Yang, Long (Beijing Institute of Technology), Huang, Ying (Beijing Institute of Technology), Xia, meng (Beijing Institute of Technology), Li, Hong (Beijing Institute of Technology)

Neural-Network Based Boost Pressure Prediction for Two-Stage Turbocharging System of Diesel Engine

Scheduled for presentation during the Regular Session "Control & Estimation II: Diesel engines" (MoBT3), Monday, June 24, 2019, 16:50−17:10, Chamerolles

9th IFAC International Symposium on Advances in Automotive Control, June 23-27, 2019, Orléans, France

This information is tentative and subject to change. Compiled on April 25, 2024

Abstract

A boost pressure prediction research based on neural network is carried out for a diesel engine with two-stage adjustable turbocharging system. First, based on the co-simulation using GT-POWER and MATLAB/Simulink model, the dynamic influence of cycle fuel injection quantity and bypass valve opening of the turbine on boost pressure of diesel engine is studied. The boost pressure shows strong nonlinear relationship with the two aforementioned affecting parameters. Second, a nonlinear autoregressive neural network prediction model (NARXNN) with external input is designed to predict the boost pressure of the diesel engine. The cycle fuel injection quantity, bypass valve opening of turbine, and current boost pressure are used as the inputs of the neural network in order to predict the future boost pressure. Then the neural network prediction model is identified based on the mean absolute percentage error (MAPE). The identification results show that the minimum MAPE (3.52%) is achieved when the number of hidden layer nodes is 15. At last, the neural network prediction model for boost pressure is verified by simulation.

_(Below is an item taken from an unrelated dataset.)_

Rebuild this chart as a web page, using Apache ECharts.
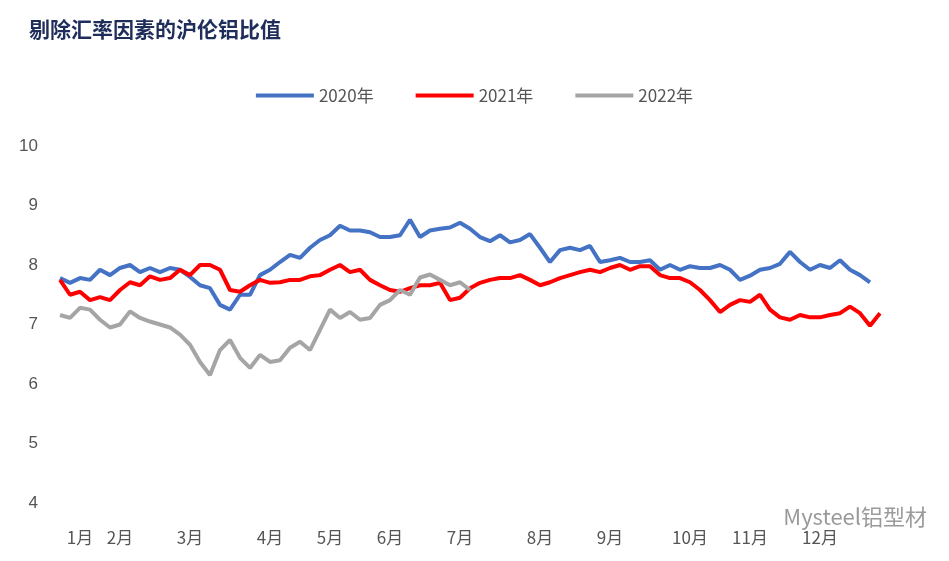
<!DOCTYPE html>
<html>
<head>
<meta charset="utf-8">
<script src="https://cdn.jsdelivr.net/npm/echarts@6/dist/echarts.min.js"></script>
<style>body{margin:0;background:#fff}</style>
</head>
<body>
<div id="chart" style="width:949px;height:561px;"></div>
<script>
// pixel reading helper was used offline; values below are ratios
var monthLabels = {2:'1月',6:'2月',13:'3月',21:'4月',27:'5月',33:'6月',40:'7月',48:'8月',55:'9月',63:'10月',69:'11月',76:'12月'};
var v2020 = [7.78,7.70,7.78,7.75,7.92,7.83,7.95,8.00,7.88,7.95,7.88,7.95,7.92,7.80,7.66,7.61,7.33,7.25,7.50,7.50,7.83,7.92,8.05,8.17,8.12,8.29,8.42,8.50,8.66,8.58,8.58,8.55,8.47,8.47,8.50,8.76,8.47,8.58,8.61,8.63,8.71,8.61,8.47,8.40,8.50,8.38,8.42,8.52,8.29,8.05,8.25,8.29,8.25,8.32,8.05,8.08,8.12,8.05,8.05,8.08,7.92,8.00,7.92,7.98,7.95,7.95,8.00,7.92,7.75,7.82,7.92,7.95,8.02,8.22,8.05,7.92,8.00,7.95,8.08,7.92,7.83,7.71];
var v2021 = [7.75,7.50,7.55,7.41,7.46,7.41,7.58,7.71,7.66,7.81,7.75,7.78,7.92,7.83,8.00,8.00,7.92,7.58,7.55,7.66,7.75,7.70,7.71,7.75,7.75,7.81,7.83,7.92,8.00,7.88,7.92,7.75,7.66,7.58,7.55,7.61,7.66,7.66,7.70,7.41,7.45,7.61,7.70,7.75,7.78,7.78,7.83,7.75,7.66,7.71,7.78,7.83,7.88,7.92,7.88,7.95,8.00,7.92,7.98,7.98,7.83,7.78,7.78,7.71,7.58,7.41,7.21,7.33,7.41,7.38,7.50,7.25,7.12,7.08,7.16,7.12,7.12,7.16,7.19,7.30,7.19,6.98,7.19];
var v2022 = [7.16,7.11,7.28,7.25,7.08,6.95,7.00,7.22,7.11,7.05,7.00,6.95,6.83,6.66,6.37,6.15,6.57,6.74,6.44,6.27,6.49,6.37,6.40,6.61,6.71,6.57,6.91,7.25,7.11,7.21,7.08,7.11,7.33,7.41,7.58,7.50,7.79,7.84,7.75,7.66,7.71,7.58];
var cats = [];
for (var i = 0; i < v2021.length; i++) cats.push(monthLabels[i] || '');

var myChart = echarts.init(document.getElementById('chart'));
var option = {
    animation: false,
    title: {
        text: '剔除汇率因素的沪伦铝比值',
        left: 24, top: 14,
        textStyle: {fontFamily: 'Noto Sans CJK SC', fontSize: 21, fontWeight: 'bold', color: '#1f2d5a'}
    },
    graphic: [{
        type: 'text', right: 22, top: 506,
        style: {text: 'Mysteel铝型材', fontFamily: 'Noto Sans CJK SC', fontSize: 22, fill: '#9a9a9a'}
    }],
    legend: {
        top: 82, left: 'center', itemWidth: 58, itemHeight: 4, itemGap: 42,
        icon: 'rect',
        textStyle: {fontSize: 17, color: '#555', fontFamily: 'Noto Sans CJK SC'},
        data: ['2020年', '2021年', '2022年']
    },
    grid: {left: 60, right: 69, top: 146, bottom: 58},
    xAxis: {
        type: 'category', data: cats, boundaryGap: false,
        axisLine: {show: false}, axisTick: {show: false},
        axisLabel: {interval: 0, fontSize: 17, color: '#555', fontFamily: 'Noto Sans CJK SC', margin: 26}
    },
    yAxis: {
        type: 'value', min: 4, max: 10, interval: 1,
        splitLine: {show: false}, axisLine: {show: false},
        axisLabel: {fontSize: 17, color: '#555', margin: 22}
    },
    series: [
        {name: '2020年', type: 'line', data: v2020, showSymbol: false, lineStyle: {width: 4, color: '#4472c4'}, itemStyle: {color: '#4472c4'}},
        {name: '2021年', type: 'line', data: v2021, showSymbol: false, lineStyle: {width: 4, color: '#ff0000'}, itemStyle: {color: '#ff0000'}},
        {name: '2022年', type: 'line', data: v2022, showSymbol: false, lineStyle: {width: 4, color: '#a5a5a5'}, itemStyle: {color: '#a5a5a5'}}
    ]
};
myChart.setOption(option);
</script>
</body>
</html>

The one-step prediction simulation results of boost pressure show that the established prediction model can accurately predict the boost pressure, and the MAPE of the verification data is 3.98%. And the multistep prediction simulation results show that the pressure prediction error in the 50-step prediction domain is within 0.05bar, which indicates that the prediction model has high accuracy.